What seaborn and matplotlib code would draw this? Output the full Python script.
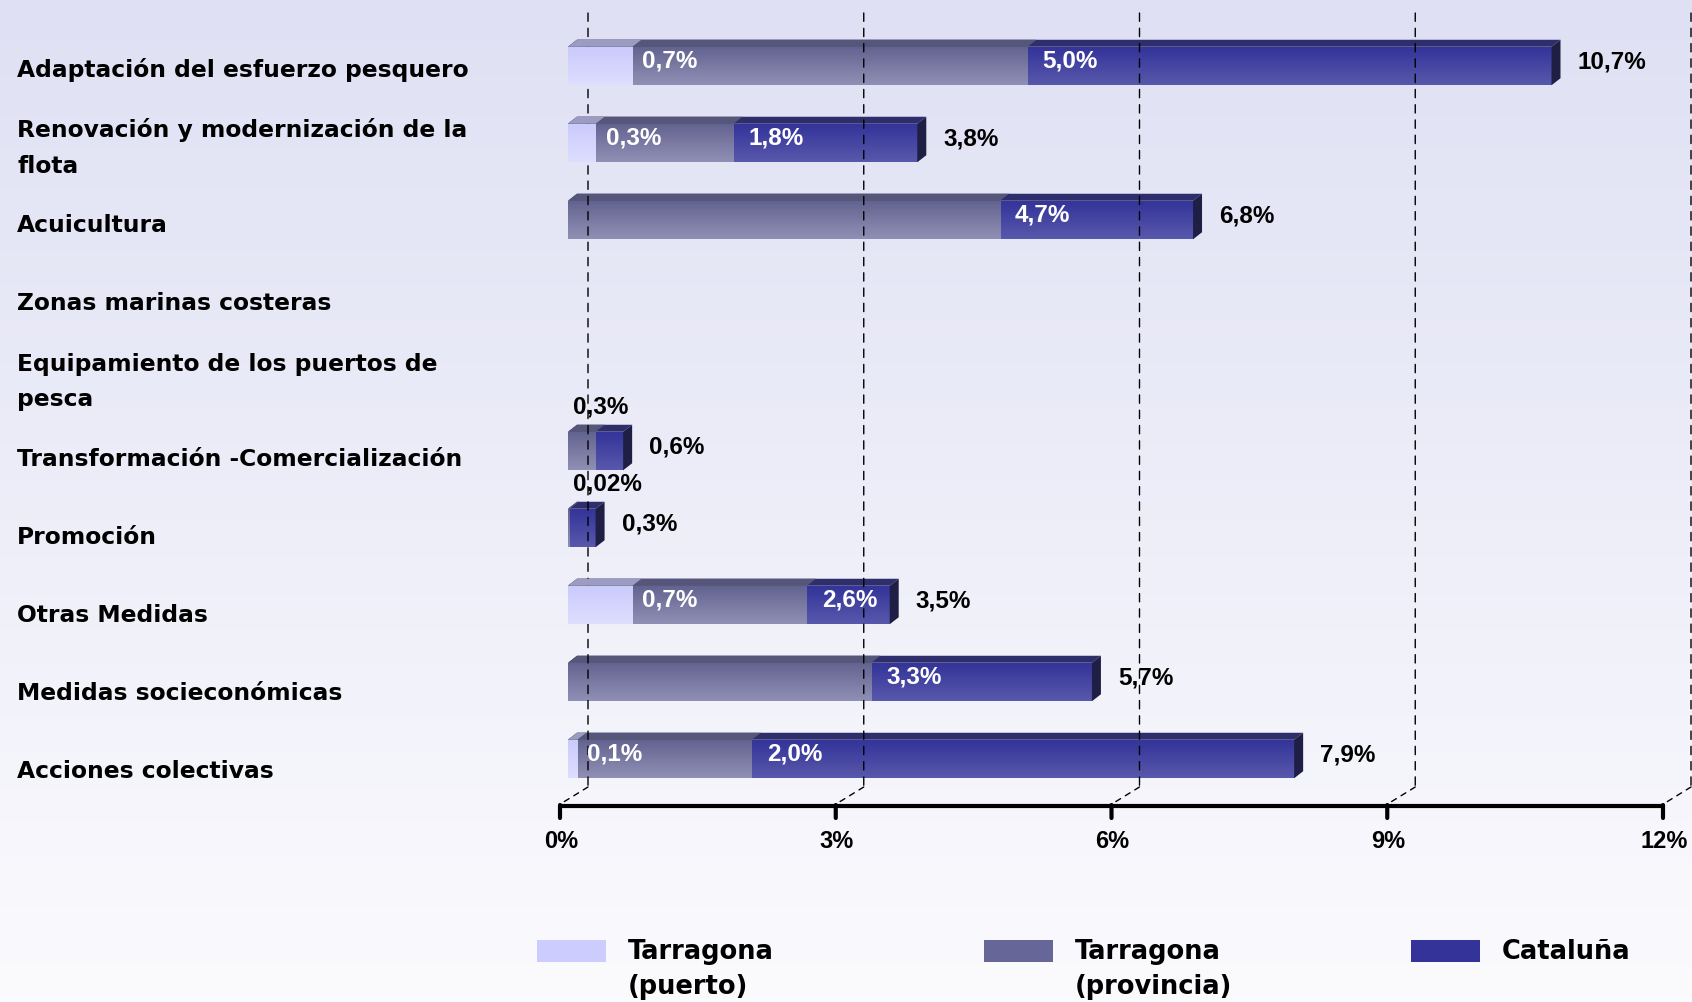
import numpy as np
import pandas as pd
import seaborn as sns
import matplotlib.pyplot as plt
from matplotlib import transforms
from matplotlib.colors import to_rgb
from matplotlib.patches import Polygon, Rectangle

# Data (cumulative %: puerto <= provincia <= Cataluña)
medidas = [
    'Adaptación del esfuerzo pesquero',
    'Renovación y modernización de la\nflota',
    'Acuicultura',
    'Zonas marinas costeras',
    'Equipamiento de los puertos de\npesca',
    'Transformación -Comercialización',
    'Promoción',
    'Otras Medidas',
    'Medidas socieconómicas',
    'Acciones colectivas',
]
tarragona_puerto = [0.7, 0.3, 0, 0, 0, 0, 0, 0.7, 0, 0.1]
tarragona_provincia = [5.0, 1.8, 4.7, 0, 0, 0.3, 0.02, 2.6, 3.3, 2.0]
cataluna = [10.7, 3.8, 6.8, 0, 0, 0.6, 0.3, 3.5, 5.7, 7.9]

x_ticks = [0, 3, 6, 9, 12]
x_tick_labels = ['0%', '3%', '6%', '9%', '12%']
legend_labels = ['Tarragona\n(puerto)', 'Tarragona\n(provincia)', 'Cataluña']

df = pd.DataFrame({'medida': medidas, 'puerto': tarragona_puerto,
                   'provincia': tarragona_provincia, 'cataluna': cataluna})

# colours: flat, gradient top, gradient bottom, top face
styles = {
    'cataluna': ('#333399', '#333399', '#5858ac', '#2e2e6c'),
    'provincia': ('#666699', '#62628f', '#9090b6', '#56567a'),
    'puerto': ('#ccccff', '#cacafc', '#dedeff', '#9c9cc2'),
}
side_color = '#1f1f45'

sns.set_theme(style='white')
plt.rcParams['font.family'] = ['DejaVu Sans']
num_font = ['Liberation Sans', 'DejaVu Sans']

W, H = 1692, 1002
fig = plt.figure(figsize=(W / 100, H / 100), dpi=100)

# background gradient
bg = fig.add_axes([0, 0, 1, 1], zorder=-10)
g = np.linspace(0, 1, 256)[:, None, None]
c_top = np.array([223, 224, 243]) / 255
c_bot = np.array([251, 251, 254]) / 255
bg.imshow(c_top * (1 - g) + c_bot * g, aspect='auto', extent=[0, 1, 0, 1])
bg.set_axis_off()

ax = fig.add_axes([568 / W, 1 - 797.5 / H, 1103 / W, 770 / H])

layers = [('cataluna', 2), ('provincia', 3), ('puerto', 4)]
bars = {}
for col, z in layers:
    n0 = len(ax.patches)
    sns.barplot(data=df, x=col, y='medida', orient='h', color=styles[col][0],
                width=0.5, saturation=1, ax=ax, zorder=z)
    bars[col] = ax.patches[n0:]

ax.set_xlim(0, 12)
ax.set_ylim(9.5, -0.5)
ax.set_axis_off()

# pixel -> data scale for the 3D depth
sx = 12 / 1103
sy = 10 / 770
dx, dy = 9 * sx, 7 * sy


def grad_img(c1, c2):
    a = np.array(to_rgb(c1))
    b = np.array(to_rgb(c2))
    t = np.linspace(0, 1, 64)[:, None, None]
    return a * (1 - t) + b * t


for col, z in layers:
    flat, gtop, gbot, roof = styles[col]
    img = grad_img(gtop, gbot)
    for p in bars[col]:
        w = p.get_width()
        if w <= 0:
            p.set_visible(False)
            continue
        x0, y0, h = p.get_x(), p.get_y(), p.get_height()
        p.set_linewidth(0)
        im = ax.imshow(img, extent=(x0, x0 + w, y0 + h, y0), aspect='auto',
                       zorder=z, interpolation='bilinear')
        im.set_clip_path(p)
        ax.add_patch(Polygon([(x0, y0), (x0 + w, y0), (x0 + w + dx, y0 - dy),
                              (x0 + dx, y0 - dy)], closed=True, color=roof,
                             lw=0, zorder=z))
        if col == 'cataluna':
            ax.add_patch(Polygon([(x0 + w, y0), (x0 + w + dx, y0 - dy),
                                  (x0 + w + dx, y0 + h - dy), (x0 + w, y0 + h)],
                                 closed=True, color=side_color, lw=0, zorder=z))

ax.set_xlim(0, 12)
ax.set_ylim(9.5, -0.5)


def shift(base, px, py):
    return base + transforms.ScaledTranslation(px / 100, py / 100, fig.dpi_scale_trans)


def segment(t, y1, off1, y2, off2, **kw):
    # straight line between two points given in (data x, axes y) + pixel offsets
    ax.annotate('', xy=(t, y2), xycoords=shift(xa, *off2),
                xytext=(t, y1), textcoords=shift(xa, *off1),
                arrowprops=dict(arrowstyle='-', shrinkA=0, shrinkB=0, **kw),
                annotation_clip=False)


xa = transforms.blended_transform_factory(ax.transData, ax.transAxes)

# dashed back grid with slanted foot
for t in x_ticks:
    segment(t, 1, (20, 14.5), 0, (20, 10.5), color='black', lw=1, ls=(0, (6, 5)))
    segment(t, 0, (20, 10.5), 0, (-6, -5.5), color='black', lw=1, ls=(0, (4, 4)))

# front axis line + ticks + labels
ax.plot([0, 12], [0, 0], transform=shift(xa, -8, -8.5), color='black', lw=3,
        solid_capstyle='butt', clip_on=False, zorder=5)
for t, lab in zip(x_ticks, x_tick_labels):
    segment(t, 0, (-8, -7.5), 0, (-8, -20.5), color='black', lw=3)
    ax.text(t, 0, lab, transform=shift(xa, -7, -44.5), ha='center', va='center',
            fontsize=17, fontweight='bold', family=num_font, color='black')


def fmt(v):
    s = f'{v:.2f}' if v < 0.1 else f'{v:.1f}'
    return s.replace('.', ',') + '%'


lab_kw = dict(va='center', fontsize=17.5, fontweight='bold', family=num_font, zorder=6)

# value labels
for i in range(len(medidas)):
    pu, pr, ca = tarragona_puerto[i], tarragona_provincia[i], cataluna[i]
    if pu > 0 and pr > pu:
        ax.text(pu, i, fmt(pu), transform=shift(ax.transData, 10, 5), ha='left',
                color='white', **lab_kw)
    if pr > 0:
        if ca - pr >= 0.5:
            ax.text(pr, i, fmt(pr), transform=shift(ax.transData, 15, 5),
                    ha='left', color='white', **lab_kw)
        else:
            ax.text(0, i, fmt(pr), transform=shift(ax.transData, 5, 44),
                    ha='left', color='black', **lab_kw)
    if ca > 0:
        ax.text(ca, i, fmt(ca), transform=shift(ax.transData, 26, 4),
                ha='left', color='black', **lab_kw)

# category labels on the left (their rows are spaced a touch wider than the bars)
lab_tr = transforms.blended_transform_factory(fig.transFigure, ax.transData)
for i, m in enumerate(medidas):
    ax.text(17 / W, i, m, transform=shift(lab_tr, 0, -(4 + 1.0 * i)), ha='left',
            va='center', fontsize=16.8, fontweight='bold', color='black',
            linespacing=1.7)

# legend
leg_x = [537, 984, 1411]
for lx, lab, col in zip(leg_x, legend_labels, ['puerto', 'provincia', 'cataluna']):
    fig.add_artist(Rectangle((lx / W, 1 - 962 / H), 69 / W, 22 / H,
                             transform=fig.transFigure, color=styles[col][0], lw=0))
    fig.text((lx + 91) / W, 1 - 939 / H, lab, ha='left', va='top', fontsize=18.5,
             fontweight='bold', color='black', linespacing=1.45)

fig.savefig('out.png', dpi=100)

------------

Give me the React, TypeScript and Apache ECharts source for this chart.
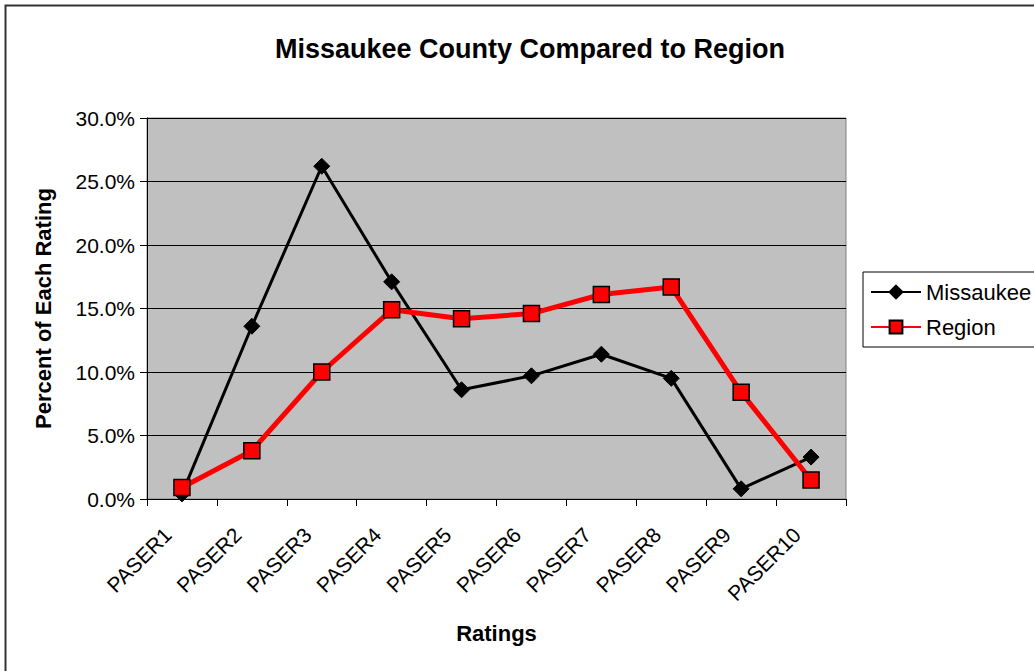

------------

--- WHAT YOU ARE ASKED TO DO ---
Output word for word the lines running from the one containing "What seaborn and" to the one containing "side_color = '#1f1f45'", both included, leaving out the pictures.

--- RESPONSE FOR THIS EXERCISE ---
What seaborn and matplotlib code would draw this? Output the full Python script.
import numpy as np
import pandas as pd
import seaborn as sns
import matplotlib.pyplot as plt
from matplotlib import transforms
from matplotlib.colors import to_rgb
from matplotlib.patches import Polygon, Rectangle

# Data (cumulative %: puerto <= provincia <= Cataluña)
medidas = [
    'Adaptación del esfuerzo pesquero',
    'Renovación y modernización de la\nflota',
    'Acuicultura',
    'Zonas marinas costeras',
    'Equipamiento de los puertos de\npesca',
    'Transformación -Comercialización',
    'Promoción',
    'Otras Medidas',
    'Medidas socieconómicas',
    'Acciones colectivas',
]
tarragona_puerto = [0.7, 0.3, 0, 0, 0, 0, 0, 0.7, 0, 0.1]
tarragona_provincia = [5.0, 1.8, 4.7, 0, 0, 0.3, 0.02, 2.6, 3.3, 2.0]
cataluna = [10.7, 3.8, 6.8, 0, 0, 0.6, 0.3, 3.5, 5.7, 7.9]

x_ticks = [0, 3, 6, 9, 12]
x_tick_labels = ['0%', '3%', '6%', '9%', '12%']
legend_labels = ['Tarragona\n(puerto)', 'Tarragona\n(provincia)', 'Cataluña']

df = pd.DataFrame({'medida': medidas, 'puerto': tarragona_puerto,
                   'provincia': tarragona_provincia, 'cataluna': cataluna})

# colours: flat, gradient top, gradient bottom, top face
styles = {
    'cataluna': ('#333399', '#333399', '#5858ac', '#2e2e6c'),
    'provincia': ('#666699', '#62628f', '#9090b6', '#56567a'),
    'puerto': ('#ccccff', '#cacafc', '#dedeff', '#9c9cc2'),
}
side_color = '#1f1f45'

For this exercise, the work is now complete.